The coming year will include several major milestones at the Plant Vogtle expansion, including the arrival of the first mammoth steel reactor vessel.
“It weighs 300 tons – more than the Statue of Liberty,” said Mark Williams, a spokesman for Georgia Power Co. “In order to get it to the site, it will be transported via a Schnabel car, which is a specially built rail car with many axles for carrying very heavy freight.”
The vessel was built in South Korea and took three years to complete. It left aboard a transport ship and will arrive in the Port of Savannah.
Also scheduled for the first quarter is the complex work of pouring 6,850 cubic yards of concrete that must be applied in a continuous, 50-hour stream to form the nuclear basemat for one of the new reactors.
That work was scheduled to occur last fall but was delayed while issues including noncompliant rebar were resolved.
“We’re progressing toward that point, but we have to make sure we get it right the first time,” Williams said, noting that it will involve the use of 20 to 24 trucks relaying specially formulated concrete from an on-site plant to the steel reinforced foundation area.
Later this year, workers plan to set the “cradle” on which the containment vessel will sit.
The bowl-shaped Unit 3 cradle, 18 feet tall and 288 feet wide, will contain rebar and steel weighing 450 tons and was assembled onsite.
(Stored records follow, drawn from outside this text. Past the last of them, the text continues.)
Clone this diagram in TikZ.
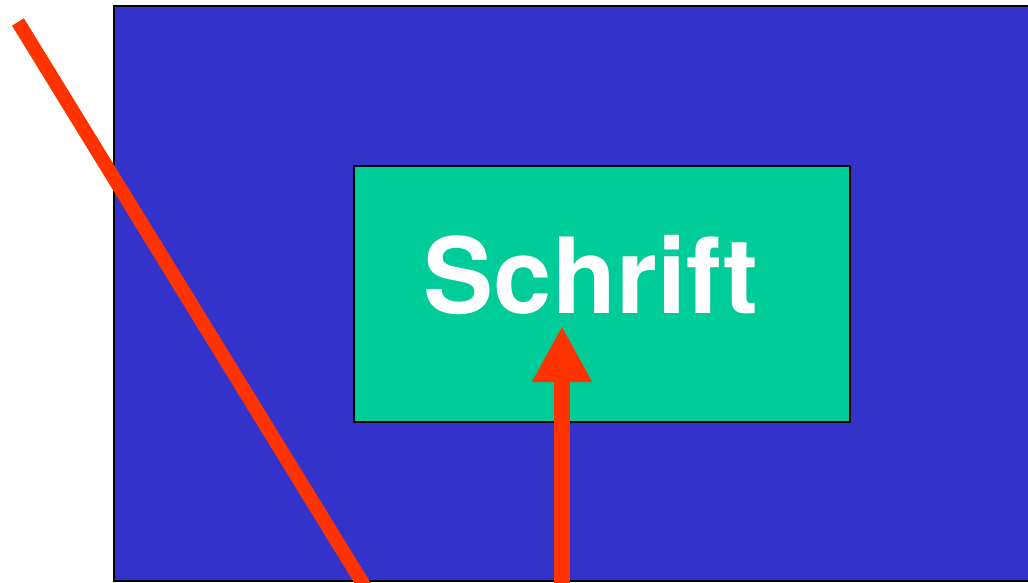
\documentclass[tikz,border=0pt]{standalone}
\usepackage{fontspec}
\newfontfamily\heros{TeX Gyre Heros}
\usetikzlibrary{arrows.meta,positioning}
\definecolor{bgblue}{HTML}{3333CC}
\definecolor{fieldgreen}{HTML}{00CC99}
\definecolor{markred}{HTML}{FF3300}

\begin{document}
\begin{tikzpicture}[x=1pt, y=-1pt,
   panel/.style={draw=black, line width=2pt, fill=bgblue, rectangle,
                 minimum width=930pt, minimum height=575pt, inner sep=0pt},
   field/.style={draw=black, line width=1.6pt, fill=fieldgreen, rectangle,
                 minimum width=496pt, minimum height=256pt, inner sep=0pt},
   marker/.style={draw=markred, line width=14pt},
   pointer/.style={draw=markred, line width=16pt, -{Triangle[width=56pt,length=56pt]}}]
  \useasboundingbox (0,0) rectangle (1028,583);
  \node[panel] (back) at (579,293.5) {};
  \node[field] (box) at (602,294) {};
  \node[anchor=base, text=white, inner sep=0pt, font=\heros\bfseries\fontsize{105}{105}\selectfont]
       (word) at (591,313) {Schrift};
  % strokes
  \coordinate (slashtop) at (18,22);
  \coordinate (slashend) at (373,600);
  \coordinate (arrowfoot) at (562,600);
  \coordinate (arrowtip) at (562,326);
  \draw[marker] (slashtop) -- (slashend);
  \draw[pointer] (arrowfoot) -- (arrowtip);
\end{tikzpicture}
\end{document}
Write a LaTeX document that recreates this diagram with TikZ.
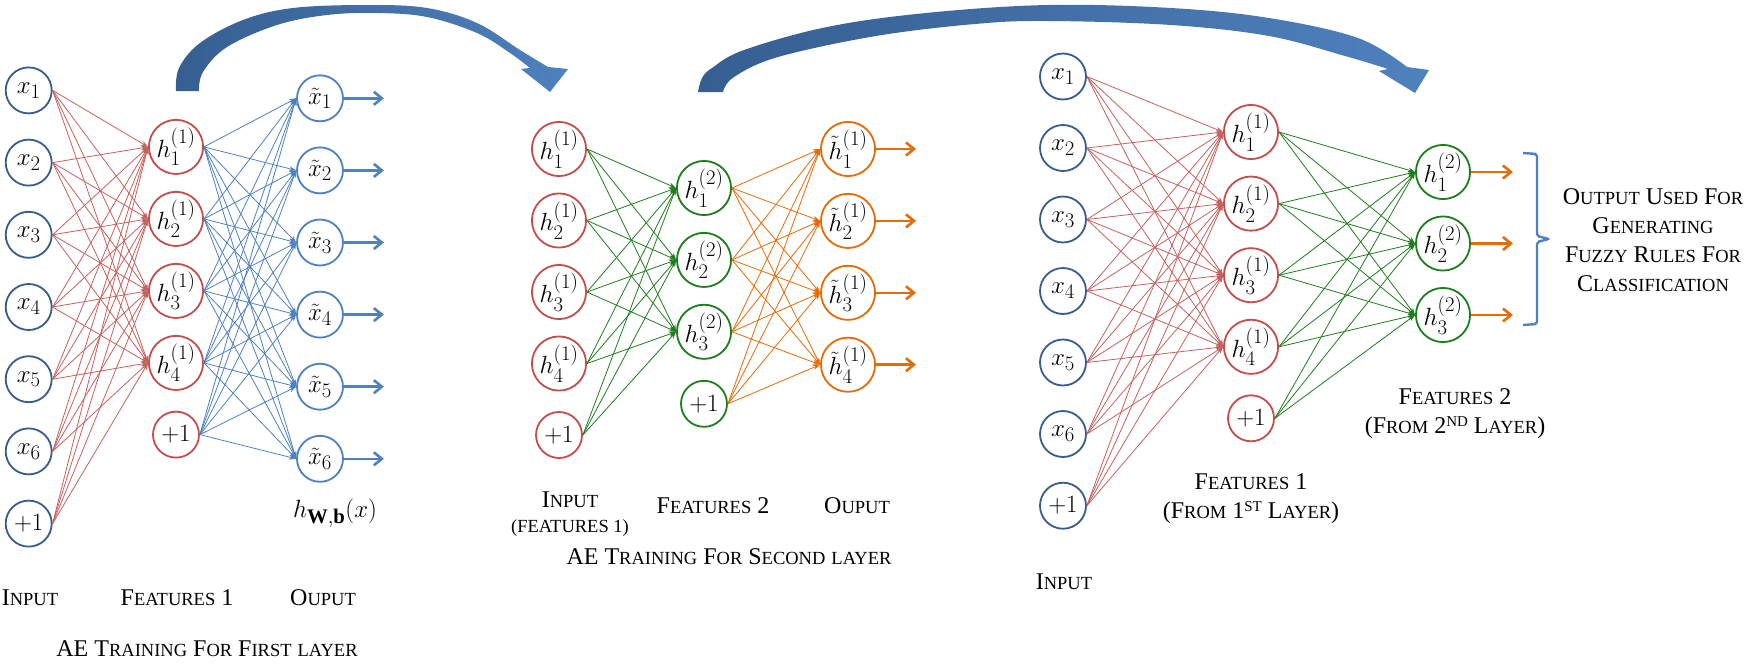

It will be lifted into place by a heavy lift derrick assembled and tested last fall.
The coming year will also include continued efforts to resolve lawsuits over rising costs, financing methods and opinions over when the reactors will be able to begin commercial operation.
Last year, the consortium building the units filed a $900 million lawsuit against Georgia Power and other Vogtle owners, seeking recovery of additional costs it contends resulted from licensing delays, design changes and complications with the backfilling during site preparation.
Georgia Power, whose share of those costs would be about $425 million, filed its own lawsuit asserting it is not responsible for those costs.
The new units were scheduled to go into service in 2016 and 2017, but contractors have said they could be delayed by a year or more. Williams said work is being done with contractors to finalize a date.
The plant’s owners continue to evaluate the U.S. Energy Department’s offer of more than $8 billion in loan guarantees to help finance the project.
Failure to come to terms on conditions of the financing has required extensions of the acceptance deadline – the most recent of which was Dec. 31.
“We did request and receive a new extension,” Williams said. “So June 30 of this year is now the deadline for completion.”